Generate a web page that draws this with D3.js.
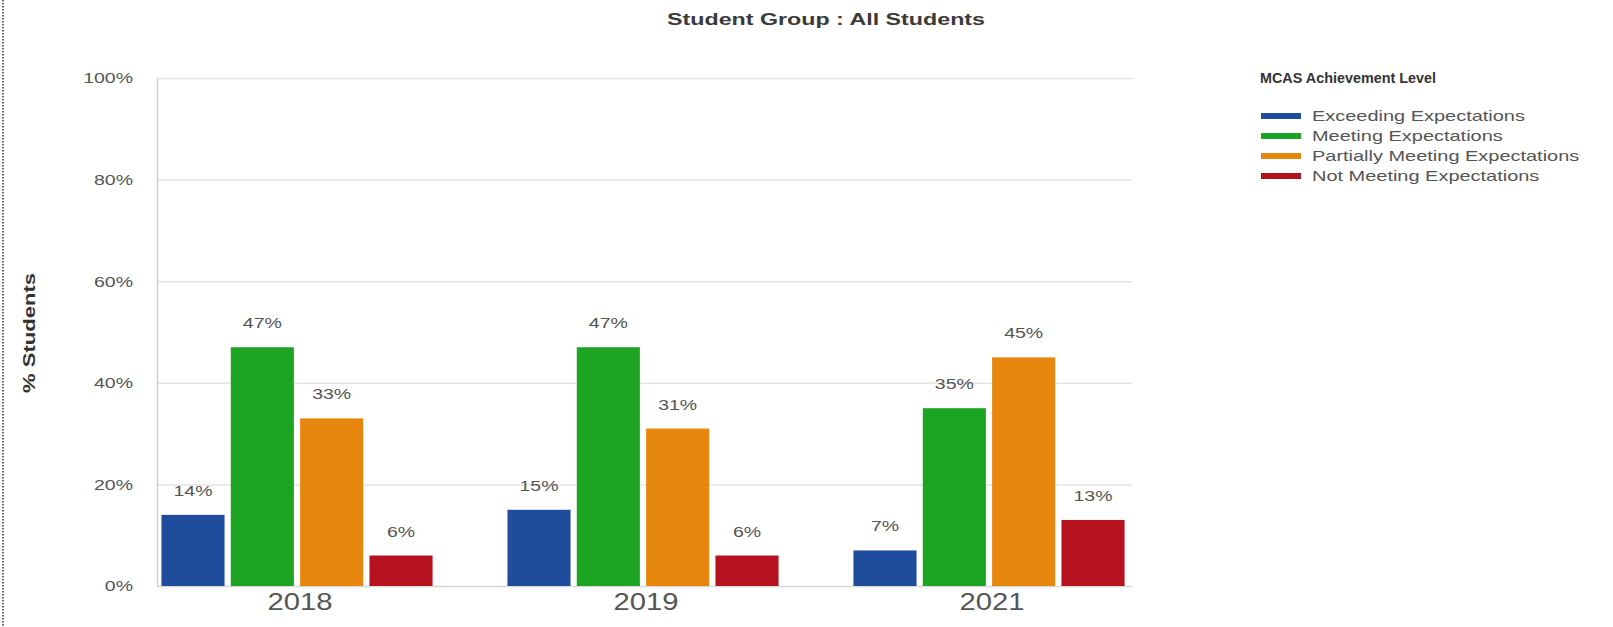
<!DOCTYPE html>
<html>
<head>
<meta charset="utf-8">
<script src="https://cdn.jsdelivr.net/npm/d3@7"></script>
<style>
  html, body { margin: 0; padding: 0; background: #fff; }
  svg { display: block; font-family: "Liberation Sans", Arial, sans-serif; }
</style>
</head>
<body>
<svg id="chart" width="1613" height="627"></svg>
<script>
// Achievement levels (legend order) and their colours
const levels = ["Exceeding Expectations", "Meeting Expectations", "Partially Meeting Expectations", "Not Meeting Expectations"];
const levelColors = ["#1f4c9c", "#1ea423", "#e8870e", "#b5111f"];

// Test years
const years = ["2018", "2019", "2021"];

// Percent of students at each level, per year
const exceeding = [14, 15, 7];
const meeting = [47, 47, 35];
const partially = [33, 31, 45];
const notMeeting = [6, 6, 13];

const yTicks = [0, 20, 40, 60, 80, 100];

const title = "Student Group : All Students";
const yLabel = "% Students";
const legendTitle = "MCAS Achievement Level";

const seriesValues = [exceeding, meeting, partially, notMeeting];

const svg = d3.select("#chart");

// widen a text element horizontally around its anchor
function widen(sel, factor) {
  sel.each(function () {
    const len = this.getComputedTextLength();
    d3.select(this).attr("textLength", len * factor).attr("lengthAdjust", "spacingAndGlyphs");
  });
}

const plot = { left: 157, right: 1132, top: 78, bottom: 586 };

const y = d3.scaleLinear().domain([0, 100]).range([plot.bottom, plot.top]);
const x0 = d3.scaleBand().domain(years).range([124, 1162]);
const x1 = d3.scaleBand().domain(levels).range([0, x0.bandwidth()]).paddingInner(0.09).paddingOuter(0.54);
const color = d3.scaleOrdinal().domain(levels).range(levelColors);

// dotted page edge
svg.append("line")
  .attr("x1", 3).attr("x2", 3).attr("y1", 0).attr("y2", 627)
  .attr("stroke", "#333").attr("stroke-width", 1.5).attr("stroke-dasharray", "1.5,1.5");

// title
svg.append("text")
  .attr("x", 826).attr("y", 25)
  .attr("text-anchor", "middle")
  .attr("font-size", 16).attr("font-weight", "bold").attr("fill", "#3a3a3a")
  .text(title)
  .attr("textLength", 318).attr("lengthAdjust", "spacingAndGlyphs");

// gridlines
svg.append("g").selectAll("line").data(yTicks.filter(d => d > 0)).join("line")
  .attr("x1", plot.left).attr("x2", plot.right)
  .attr("y1", d => y(d) + 0.5).attr("y2", d => y(d) + 0.5)
  .attr("stroke", "#e4e4e4").attr("stroke-width", 1.5);

// y axis
const yAxis = svg.append("g")
  .attr("transform", `translate(${plot.left},0)`)
  .call(d3.axisLeft(y).tickValues(yTicks).tickSize(0).tickPadding(24).tickFormat(d => d + "%"));
yAxis.select(".domain").attr("stroke", "#cfcfcf").attr("stroke-width", 1.5);
yAxis.selectAll("text").attr("font-size", 15).attr("fill", "#555").attr("font-family", null).call(widen, 1.3);

// x axis
const xAxis = svg.append("g")
  .attr("transform", `translate(0,${plot.bottom})`)
  .call(d3.axisBottom(x0).tickSize(0).tickPadding(8));
xAxis.select(".domain").remove();
svg.append("line")
  .attr("x1", plot.left).attr("x2", plot.right)
  .attr("y1", plot.bottom + 0.5).attr("y2", plot.bottom + 0.5)
  .attr("stroke", "#d8d8d8").attr("stroke-width", 1.5);
xAxis.selectAll("text").attr("font-size", 23).attr("fill", "#555").attr("font-family", null)
  .attr("dx", 3).call(widen, 1.27);

// y axis title
svg.append("text")
  .attr("transform", `translate(35,333) rotate(-90)`)
  .attr("text-anchor", "middle")
  .attr("font-size", 17).attr("font-weight", "bold").attr("fill", "#333")
  .text(yLabel)
  .attr("textLength", 120).attr("lengthAdjust", "spacingAndGlyphs");

// bars
const rows = years.map((yr, i) => ({ year: yr, values: levels.map((lv, j) => ({ level: lv, value: seriesValues[j][i] })) }));

const groups = svg.append("g").selectAll("g").data(rows).join("g")
  .attr("transform", d => `translate(${x0(d.year)},0)`);

groups.selectAll("rect").data(d => d.values).join("rect")
  .attr("x", d => x1(d.level))
  .attr("width", x1.bandwidth())
  .attr("y", d => y(d.value))
  .attr("height", d => y(0) - y(d.value))
  .attr("fill", d => color(d.level));

groups.selectAll("text").data(d => d.values).join("text")
  .attr("x", d => x1(d.level) + x1.bandwidth() / 2)
  .attr("y", d => y(d.value) - 19)
  .attr("text-anchor", "middle")
  .attr("font-size", 15).attr("fill", "#555")
  .text(d => d.value + "%").call(widen, 1.3);

// legend
const legend = svg.append("g").attr("transform", "translate(1258,0)");
legend.append("text")
  .attr("x", 2).attr("y", 83)
  .attr("font-size", 14).attr("font-weight", "bold").attr("fill", "#333")
  .text(legendTitle)
  .attr("textLength", 176).attr("lengthAdjust", "spacingAndGlyphs");

const items = legend.selectAll("g.item").data(levels).join("g")
  .attr("class", "item")
  .attr("transform", (d, i) => `translate(0,${116 + i * 20})`);
items.append("rect")
  .attr("x", 3).attr("y", -3).attr("width", 40).attr("height", 6)
  .attr("fill", d => color(d));
items.append("text")
  .attr("x", 54).attr("y", 5)
  .attr("font-size", 15).attr("fill", "#555")
  .text(d => d).call(widen, 1.33);
</script>
</body>
</html>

* Goal
Reproduce the material above from its first line through the line containing "color = d3.scaleOrdinal().domain(levels).range(levelColors);", both ends included, and skip every picture.

* Result
Generate a web page that draws this with D3.js.
<!DOCTYPE html>
<html>
<head>
<meta charset="utf-8">
<script src="https://cdn.jsdelivr.net/npm/d3@7"></script>
<style>
  html, body { margin: 0; padding: 0; background: #fff; }
  svg { display: block; font-family: "Liberation Sans", Arial, sans-serif; }
</style>
</head>
<body>
<svg id="chart" width="1613" height="627"></svg>
<script>
// Achievement levels (legend order) and their colours
const levels = ["Exceeding Expectations", "Meeting Expectations", "Partially Meeting Expectations", "Not Meeting Expectations"];
const levelColors = ["#1f4c9c", "#1ea423", "#e8870e", "#b5111f"];

// Test years
const years = ["2018", "2019", "2021"];

// Percent of students at each level, per year
const exceeding = [14, 15, 7];
const meeting = [47, 47, 35];
const partially = [33, 31, 45];
const notMeeting = [6, 6, 13];

const yTicks = [0, 20, 40, 60, 80, 100];

const title = "Student Group : All Students";
const yLabel = "% Students";
const legendTitle = "MCAS Achievement Level";

const seriesValues = [exceeding, meeting, partially, notMeeting];

const svg = d3.select("#chart");

// widen a text element horizontally around its anchor
function widen(sel, factor) {
  sel.each(function () {
    const len = this.getComputedTextLength();
    d3.select(this).attr("textLength", len * factor).attr("lengthAdjust", "spacingAndGlyphs");
  });
}

const plot = { left: 157, right: 1132, top: 78, bottom: 586 };

const y = d3.scaleLinear().domain([0, 100]).range([plot.bottom, plot.top]);
const x0 = d3.scaleBand().domain(years).range([124, 1162]);
const x1 = d3.scaleBand().domain(levels).range([0, x0.bandwidth()]).paddingInner(0.09).paddingOuter(0.54);
const color = d3.scaleOrdinal().domain(levels).range(levelColors);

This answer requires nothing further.